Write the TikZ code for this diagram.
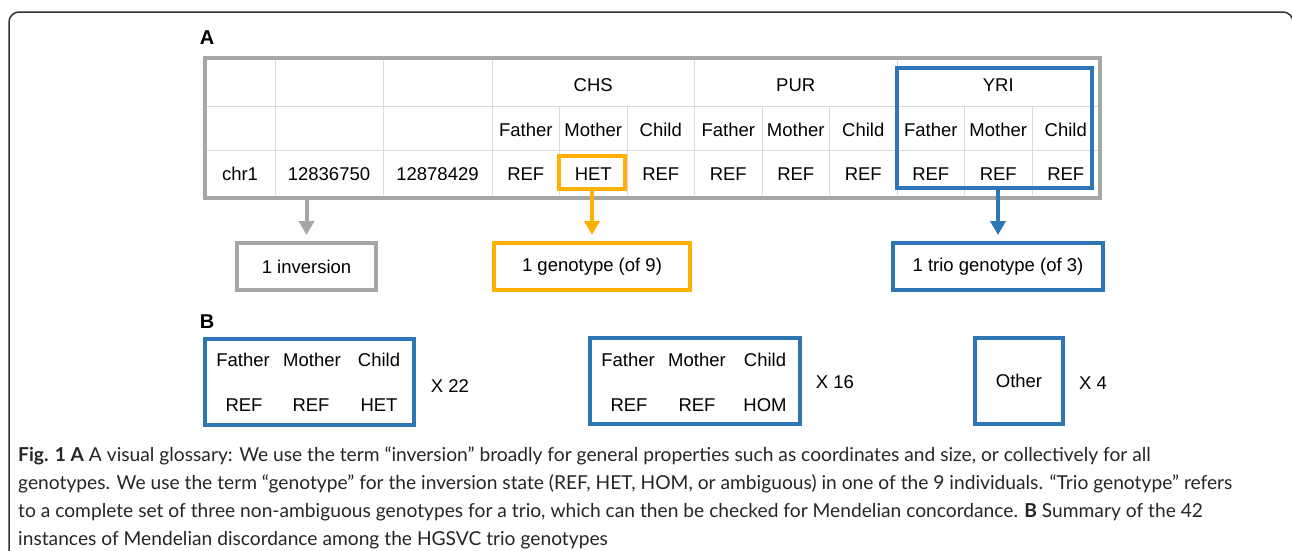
\documentclass[tikz,border=0pt]{standalone}
\usepackage{fontspec}
\setmainfont{Liberation Sans}
\newfontfamily\capfont{Lato}
\usetikzlibrary{arrows.meta}
\definecolor{tgrey}{RGB}{166,166,166}
\definecolor{lgrey}{RGB}{217,217,217}
\definecolor{tblue}{RGB}{46,117,182}
\definecolor{torange}{RGB}{255,176,0}
\definecolor{frame}{RGB}{50,50,50}
\begin{document}
\begin{tikzpicture}[x=1pt,y=-1pt,
  cell/.style={font=\fontsize{18.5}{20}\selectfont, inner sep=0pt, anchor=center},
  thickbox/.style={draw=#1, line width=4pt, fill=none, inner sep=0pt},
  lbl/.style={font=\fontsize{18.5}{20}\selectfont},
  panel/.style={font=\fontsize{20}{22}\selectfont\bfseries, inner sep=0pt},
  grid/.style={draw=lgrey, line width=1pt},
  arr/.style={draw=#1, line width=4pt, -{Triangle[length=14pt,width=15pt]}},
  capline/.style={font=\capfont\fontsize{19.2}{21}\selectfont, anchor=west, inner sep=0pt, text=black!85}
]
\useasboundingbox (0,0) rectangle (1292,550);
\fill[white] (0,0) rectangle (1292,550);
% outer frame
\draw[frame, line width=1.5pt, rounded corners=10pt] (9,560) -- (9,12) -- (1293,12) -- (1293,40);

% panel labels
\node[panel] (labA) at (207,38) {A};
\node[panel] (labB) at (207,322) {B};

% table grid
\draw[grid] (205,106) -- (1100,106);
\draw[grid] (205,150) -- (1100,150);
\foreach \x in {275,383,492,694.5,897} \draw[grid] (\x,60) -- (\x,195);
\foreach \x in {559.5,627,762,829.5,964.5,1032} \draw[grid] (\x,106) -- (\x,195);
\node[thickbox=tgrey, minimum width=895pt, minimum height=140pt] (tbl) at (652.5,127.5) {};

% header row
\node[cell] (chs) at (593.25,85.5) {CHS};
\node[cell] (pur) at (795.75,85.5) {PUR};
\node[cell] (yri) at (998.25,85.5) {YRI};
% second row
\foreach \x/\t [count=\i] in {525.75/Father,593.25/Mother,660.75/Child,728.25/Father,795.75/Mother,863.25/Child,930.75/Father,998.25/Mother,1065.75/Child}
  \node[cell] (r2c\i) at (\x,130) {\t};
% third row
\node[cell] (chr) at (240,174) {chr1};
\node[cell] (start) at (329,174) {12836750};
\node[cell] (stop) at (437.5,174) {12878429};
\foreach \x/\t [count=\i] in {525.75/REF,593.25/HET,660.75/REF,728.25/REF,795.75/REF,863.25/REF,930.75/REF,998.25/REF,1065.75/REF}
  \node[cell] (r3c\i) at (\x,174) {\t};

% highlight boxes
\node[thickbox=torange, minimum width=66pt, minimum height=33pt] (hetbox) at (592,172.5) {};
\node[thickbox=tblue, minimum width=195pt, minimum height=120pt] (yribox) at (994.5,128) {};

% result boxes
\node[thickbox=tgrey, minimum width=139pt, minimum height=47pt, lbl] (inv) at (306.5,266.5) {1 inversion};
\node[thickbox=torange, minimum width=196pt, minimum height=47pt, lbl] (gen) at (592,266.5) {1 genotype (of 9)};
\node[thickbox=tblue, minimum width=210pt, minimum height=47pt, lbl] (trio) at (998,266.5) {1 trio genotype (of 3)};

% arrows
\draw[arr=tgrey] (inv.north |- tbl.south) -- ([yshift=6pt]inv.north);
\draw[arr=torange] (hetbox.south) -- ([yshift=6pt]gen.north);
\draw[arr=tblue] (trio.north |- yribox.south) -- ([yshift=6pt]trio.north);

% panel B
\node[thickbox=tblue, minimum width=209pt, minimum height=86pt] (b1) at (309.5,382) {};
\node[cell] (b1f) at (243,360) {Father};
\node[cell] (b1m) at (312,360) {Mother};
\node[cell] (b1c) at (379,360) {Child};
\node[cell] (b1r1) at (244,405) {REF};
\node[cell] (b1r2) at (311,405) {REF};
\node[cell] (b1r3) at (379,405) {HET};
\node[cell] (x22) at (450,386) {X 22};

\node[thickbox=tblue, minimum width=210pt, minimum height=86pt] (b2) at (695,381) {};
\node[cell] (b2f) at (628,360) {Father};
\node[cell] (b2m) at (697,360) {Mother};
\node[cell] (b2c) at (765,360) {Child};
\node[cell] (b2r1) at (629,405) {REF};
\node[cell] (b2r2) at (697,405) {REF};
\node[cell] (b2r3) at (765,405) {HOM};
\node[cell] (x16) at (835,382) {X 16};

\node[thickbox=tblue, minimum width=88pt, minimum height=86pt, lbl] (b3) at (1019,381) {Other};
\node[cell] (x4) at (1093,383) {X 4};

% caption
\node[capline] (cap1) at (18,456) {\textbf{Fig. 1 A} A visual glossary: We use the term “inversion” broadly for general properties such as coordinates and size, or collectively for all};
\node[capline] (cap2) at (18,484) {genotypes. We use the term “genotype” for the inversion state (REF, HET, HOM, or ambiguous) in one of the 9 individuals. “Trio genotype” refers};
\node[capline] (cap3) at (18,512) {to a complete set of three non-ambiguous genotypes for a trio, which can then be checked for Mendelian concordance. \textbf{B} Summary of the 42};
\node[capline] (cap4) at (18,540) {instances of Mendelian discordance among the HGSVC trio genotypes};
\end{tikzpicture}
\end{document}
::::
Problem to work on: Repeat only the lines from the beginning of the material through the line containing "minimum width=895pt, minimum", both ends kept, leaving pictures out.

Complete output:
Write the TikZ code for this diagram.
\documentclass[tikz,border=0pt]{standalone}
\usepackage{fontspec}
\setmainfont{Liberation Sans}
\newfontfamily\capfont{Lato}
\usetikzlibrary{arrows.meta}
\definecolor{tgrey}{RGB}{166,166,166}
\definecolor{lgrey}{RGB}{217,217,217}
\definecolor{tblue}{RGB}{46,117,182}
\definecolor{torange}{RGB}{255,176,0}
\definecolor{frame}{RGB}{50,50,50}
\begin{document}
\begin{tikzpicture}[x=1pt,y=-1pt,
  cell/.style={font=\fontsize{18.5}{20}\selectfont, inner sep=0pt, anchor=center},
  thickbox/.style={draw=#1, line width=4pt, fill=none, inner sep=0pt},
  lbl/.style={font=\fontsize{18.5}{20}\selectfont},
  panel/.style={font=\fontsize{20}{22}\selectfont\bfseries, inner sep=0pt},
  grid/.style={draw=lgrey, line width=1pt},
  arr/.style={draw=#1, line width=4pt, -{Triangle[length=14pt,width=15pt]}},
  capline/.style={font=\capfont\fontsize{19.2}{21}\selectfont, anchor=west, inner sep=0pt, text=black!85}
]
\useasboundingbox (0,0) rectangle (1292,550);
\fill[white] (0,0) rectangle (1292,550);
% outer frame
\draw[frame, line width=1.5pt, rounded corners=10pt] (9,560) -- (9,12) -- (1293,12) -- (1293,40);

% panel labels
\node[panel] (labA) at (207,38) {A};
\node[panel] (labB) at (207,322) {B};

% table grid
\draw[grid] (205,106) -- (1100,106);
\draw[grid] (205,150) -- (1100,150);
\foreach \x in {275,383,492,694.5,897} \draw[grid] (\x,60) -- (\x,195);
\foreach \x in {559.5,627,762,829.5,964.5,1032} \draw[grid] (\x,106) -- (\x,195);
\node[thickbox=tgrey, minimum width=895pt, minimum height=140pt] (tbl) at (652.5,127.5) {};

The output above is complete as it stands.